In late January 2009 the Crocus Expo Centre in Moscow became the scene for an international forum and an exhibition of unmanned aerial vehicles (UAVs). This exhibition, the third of its kind, bore the name UVS-Tech-2009, UVS standing for Unmanned Versatile Systems. Housed in one of the Expo Centre’s large halls, the exhibition comprised several dozens UAVs of different classes and sizes, ranging from small craft resembling flying models to machines with a wing span of 4 to 5 metres.
Worthy of note among the bigger craft is the Dozo-4 UAV (Dozor translates as picket). It forms a part of an UAV system developed by the Tranzas company from St. Petersburg. This unmanned aircraft featuring a twin-boom layout and powered by a piston engine driving a pusher prop is intended for collecting information about designated objects and areas in the interests of government agencies. The vehicle is capable of staying airborne for up to 10 hours and has a range of some 1,200 km. The information obtained by its sensors is transmitted to ground stations in real time. Russia’s Border Guard Service has displayed interest in this UAV and other designs of Tranzas; there are plans for setting up a special air unit equipped with UAVs within the Border Guard Service.
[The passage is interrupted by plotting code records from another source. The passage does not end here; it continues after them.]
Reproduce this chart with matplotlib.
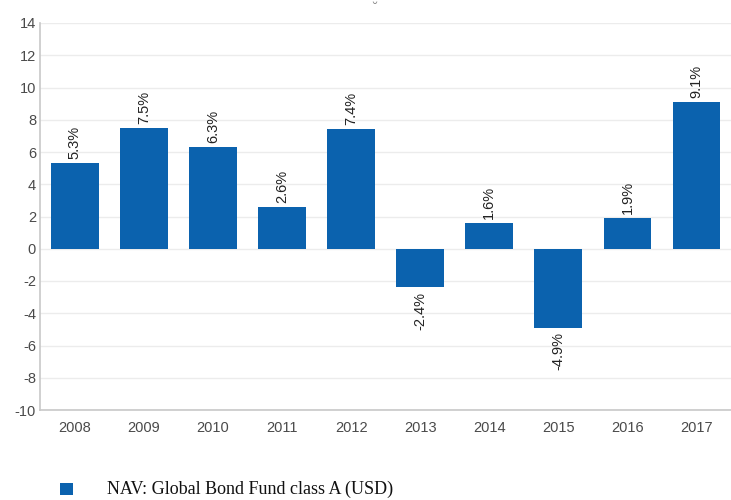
import matplotlib
matplotlib.use("Agg")
import matplotlib.pyplot as plt
from matplotlib.patches import Rectangle

years = ["2008", "2009", "2010", "2011", "2012", "2013", "2014", "2015", "2016", "2017"]
returns = [5.3, 7.5, 6.3, 2.6, 7.4, -2.4, 1.6, -4.9, 1.9, 9.1]
y_ticks = list(range(-10, 15, 2))
series_name = "NAV: Global Bond Fund class A (USD)"

bar_color = "#0b62ae"
axis_grey = "#c8c8c8"

plt.rcParams["font.family"] = ["Liberation Sans", "DejaVu Sans"]
plt.rcParams["axes.unicode_minus"] = False

fig = plt.figure(figsize=(7.31, 5.0), dpi=100)
ax = fig.add_axes([0.055, 0.18, 0.945, 0.774])

x = range(len(years))
ax.bar(x, returns, width=0.69, color=bar_color, zorder=3)

for xi, v in zip(x, returns):
    if v >= 0:
        ax.annotate(f"{v:.1f}%", (xi, v), xytext=(0, 3), textcoords="offset points",
                    rotation=90, ha="center", va="bottom", fontsize=10.5, color="#222222")
    else:
        ax.annotate(f"{v:.1f}%", (xi, v), xytext=(0, -3), textcoords="offset points",
                    rotation=90, ha="center", va="top", fontsize=10.5, color="#222222")

ax.set_xlim(-0.5, len(years) - 0.5)
ax.set_ylim(-10, 14)
ax.set_yticks(y_ticks)
ax.set_xticks(list(x))
ax.set_xticklabels(years)
ax.tick_params(axis="both", length=0, labelsize=10.5, labelcolor="#4a4a4a")
ax.tick_params(axis="x", pad=8)
ax.tick_params(axis="y", pad=3)
ax.yaxis.grid(True, color="#ececec", linewidth=1, zorder=0)

for side in ("top", "right"):
    ax.spines[side].set_visible(False)
for side in ("left", "bottom"):
    ax.spines[side].set_color(axis_grey)
    ax.spines[side].set_linewidth(1.2)

# small stray mark above the plot area
fig.text(0.513, 0.982, "\u02d8", ha="center", va="center", fontsize=10, color="#888888")

# legend drawn as a square swatch plus serif text
fig.patches.append(Rectangle((0.082, 0.01), 0.018, 0.024, transform=fig.transFigure,
                             facecolor=bar_color, edgecolor="none"))
fig.text(0.147, 0.021, series_name, ha="left", va="center", fontsize=13,
         family="Liberation Serif", color="#111111")

fig.savefig("out.png", dpi=100)
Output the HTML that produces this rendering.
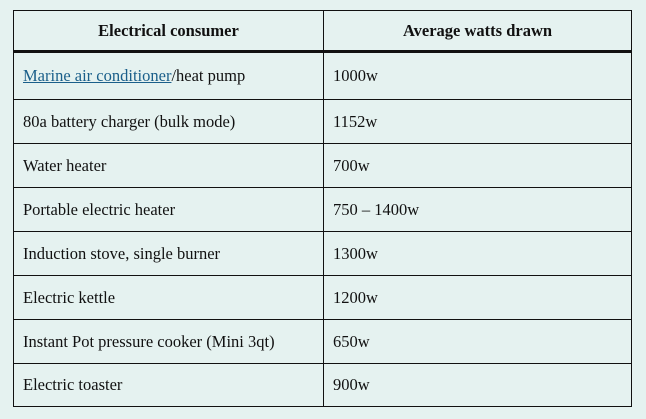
<!DOCTYPE html>
<html><head><style>
body{margin:0;width:646px;height:419px;background:#e5f2f0;font-family:"Liberation Serif",serif;font-size:16.5px;color:#111;position:relative;overflow:hidden}
.h{position:absolute;left:13px;width:619px;top:10px;height:43px;border:1px solid #111;border-bottom:3px solid #111;box-sizing:border-box}
.r{position:absolute;left:13px;width:619px;height:45px;border:1px solid #111;border-top:none;box-sizing:border-box}
.c{position:absolute;top:0;bottom:0;display:flex;align-items:center}
.a{left:9px}.b{left:319px}
.v{position:absolute;left:309px;top:0;bottom:0;border-left:1px solid #111}
.hh{position:absolute;top:0;bottom:0;display:flex;align-items:center;justify-content:center;font-weight:bold}
a{color:#1a5f8a;text-decoration:underline}
</style></head><body>
<div class="h"><div class="v"></div><div class="hh" style="left:0;width:309px">Electrical consumer</div><div class="hh" style="left:310px;width:307px">Average watts drawn</div></div>
<div class="r" style="top:53px;height:47px"><div class="v"></div><div class="c a"><a>Marine air conditioner</a>/heat pump</div><div class="c b">1000w</div></div>
<div class="r" style="top:100px;height:44px"><div class="v"></div><div class="c a">80a battery charger (bulk mode)</div><div class="c b">1152w</div></div>
<div class="r" style="top:144px;height:44px"><div class="v"></div><div class="c a">Water heater</div><div class="c b">700w</div></div>
<div class="r" style="top:188px;height:44px"><div class="v"></div><div class="c a">Portable electric heater</div><div class="c b">750 – 1400w</div></div>
<div class="r" style="top:232px;height:44px"><div class="v"></div><div class="c a">Induction stove, single burner</div><div class="c b">1300w</div></div>
<div class="r" style="top:276px;height:44px"><div class="v"></div><div class="c a">Electric kettle</div><div class="c b">1200w</div></div>
<div class="r" style="top:320px;height:44px"><div class="v"></div><div class="c a">Instant Pot pressure cooker (Mini 3qt)</div><div class="c b">650w</div></div>
<div class="r" style="top:364px;height:43px"><div class="v"></div><div class="c a">Electric toaster</div><div class="c b">900w</div></div>
</body></html>
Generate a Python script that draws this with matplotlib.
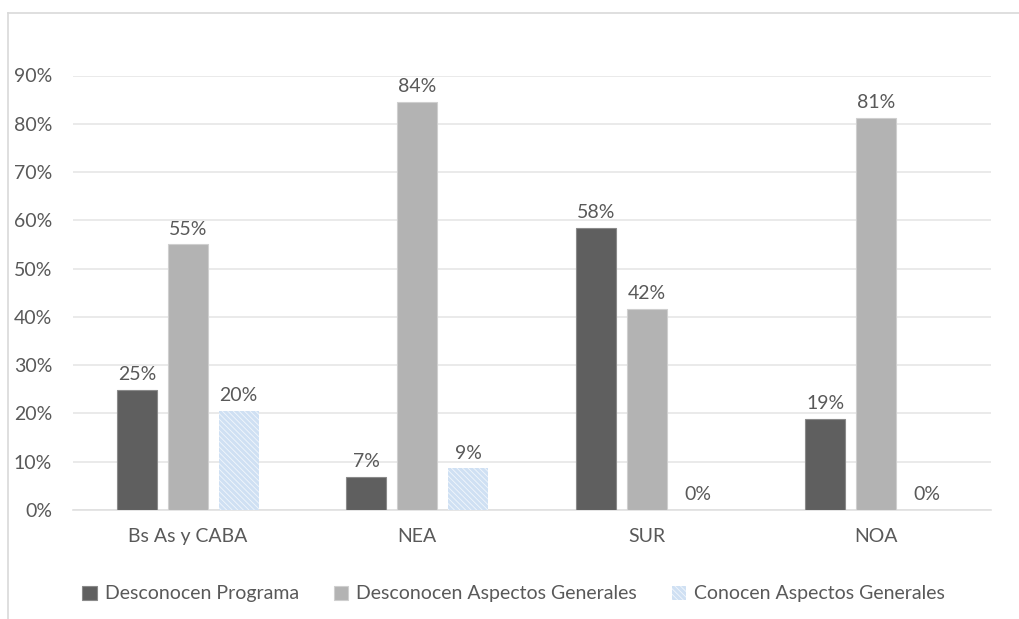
import numpy as np
import matplotlib
matplotlib.use("Agg")
import matplotlib.pyplot as plt
from matplotlib.lines import Line2D

# data
regiones = ["Bs As y CABA", "NEA", "SUR", "NOA"]
desconocen_programa = [0.249, 0.068, 0.5833, 0.188]
desconocen_aspectos = [0.550, 0.845, 0.4167, 0.812]
conocen_aspectos = [0.205, 0.086, 0.0, 0.0]
series_names = ["Desconocen Programa", "Desconocen Aspectos Generales",
                "Conocen Aspectos Generales"]
y_ticks = [0, 0.1, 0.2, 0.3, 0.4, 0.5, 0.6, 0.7, 0.8, 0.9]

text_color = "#595959"
plt.rcParams["font.family"] = ["Lato", "DejaVu Sans"]
plt.rcParams["hatch.linewidth"] = 0.6

fig = plt.figure(figsize=(10.19, 6.19), dpi=100)
ax = fig.add_axes([73 / 1019, 1 - 510 / 619, 918 / 1019, (510 - 75.5) / 619])

x = np.arange(len(regiones))
width = 0.174
step = 0.222

styles = [
    dict(color="#5f5f5f", edgecolor="#8a8a8a", linewidth=0.8),
    dict(color="#b3b3b3", edgecolor="#cfcfcf", linewidth=0.8),
    dict(facecolor="#cfe0f3", edgecolor="#f2f7fc", hatch="\\\\\\\\\\\\", linewidth=0),
]
values = [desconocen_programa, desconocen_aspectos, conocen_aspectos]

for i, (vals, st, name) in enumerate(zip(values, styles, series_names)):
    bars = ax.bar(x + (i - 1) * step, vals, width, label=name, zorder=3, **st)
    for b, v in zip(bars, vals):
        ax.annotate("{:.0f}%".format(v * 100),
                    (b.get_x() + b.get_width() / 2, v),
                    xytext=(0, 5), textcoords="offset points",
                    ha="center", va="bottom", fontsize=14, color=text_color)

ax.set_xlim(-0.5, 3.5)
ax.set_ylim(0, 0.9)
ax.set_yticks(y_ticks)
ax.set_yticklabels(["{:.0f}%".format(t * 100) for t in y_ticks])
ax.set_xticks(x)
ax.set_xticklabels(regiones)
ax.tick_params(axis="both", length=0, labelsize=14, labelcolor=text_color)
ax.tick_params(axis="y", pad=15)
ax.tick_params(axis="x", pad=13)
ax.grid(axis="y", color="#e6e6e6", linewidth=1.2, zorder=0)
for s in ["top", "right", "left"]:
    ax.spines[s].set_visible(False)
ax.spines["bottom"].set_color("#e0e0e0")
ax.spines["bottom"].set_linewidth(1.2)

fig.legend(loc="center", bbox_to_anchor=(0.504, 1 - 594 / 619), ncol=3,
           frameon=False, fontsize=14, labelcolor=text_color,
           handlelength=0.75, handleheight=0.75, handletextpad=0.4,
           columnspacing=1.8)

# chart frame (cropped at right and bottom)
fig.add_artist(Line2D([8 / 1019, 8 / 1019], [0, 1 - 13 / 619],
                      transform=fig.transFigure, color="#d9d9d9", lw=1.2))
fig.add_artist(Line2D([8 / 1019, 1], [1 - 13 / 619, 1 - 13 / 619],
                      transform=fig.transFigure, color="#d9d9d9", lw=1.2))

fig.savefig("out.png", dpi=100)
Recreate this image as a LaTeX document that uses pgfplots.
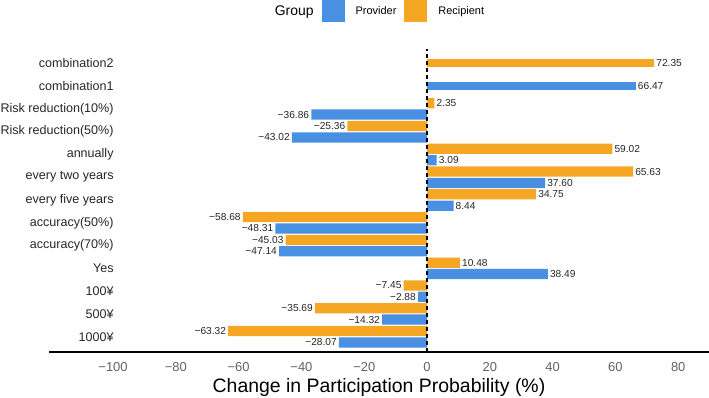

The Irkut Corporation known for its role in the production of the Be-200 and Yak-130 aircraft presented a whole range of different UAVs, including both fixed-wing and helicopter-type designs. An example of the latter type was the Swiss UAV 45 vehicle developed in co-operation with the Swiss UAV company.
The Aerocon company from the town of Zhukovsky near Moscow showed two small UAVs. One of them was the Inspector-201 vehicle which was intended for monitoring oil and gas pipelines, for forest surveillance , search and rescue operations etc. The vehicle weighing 1.3 kg has a wing span of 0.8 m; it has an endurance of 30 to 40 minutes. The useful load comprises a TV camera, a digital camera for vertical photography, gas sensors and an IR camera.
The well-known helicopter companies – Mil’ and Kamov – are also engaged in the development of the helicopter-type UAVs. One could see among the exhibits the Ka-137 miniature unmanned helicopter and a model of the Mi-34BP – a projected unmanned version of the Mi-34 light helicopter.
An interesting example of the rotary-wing UAVs was the Voron-700 (Voron means Raven) unmanned small helicopter developed at the Moscow Aviation Institute. Its unique design feature was the X-type main rotor.
The Rissa company demonstrated an UAV of an unusual type – the Typhoon TF-2 resembling a “flying saucer”; it featured a lifting rotor configured as a shrouded fan. The same company also showed a more orthodox vehicle – the TH-1 featuring a single-rotor helicopter layout.
One of the exhibits was a UAV intended for combating hail precipitation which may cause damage. Designated A-03 and forming part of the NART system, it was developed by the Antigrad-Avia company in the town of Dubna near Moscow. Measuring 4.5 m in length and weighing 450 kg at take-off, this vehicle is capable of carrying more than 20 containers with an agent which, when dispersed in the clouds, provokes rain instead of hail.
The Vega company showed, among other types, a UAV powered by two piston engines mounted on a moderately swept wing. Dubbed Aist (Stork), this machine is under construction and will probably be shown at the forthcoming MAKS-2009 air show in August 2009. The vehicle will have both civil and military applications.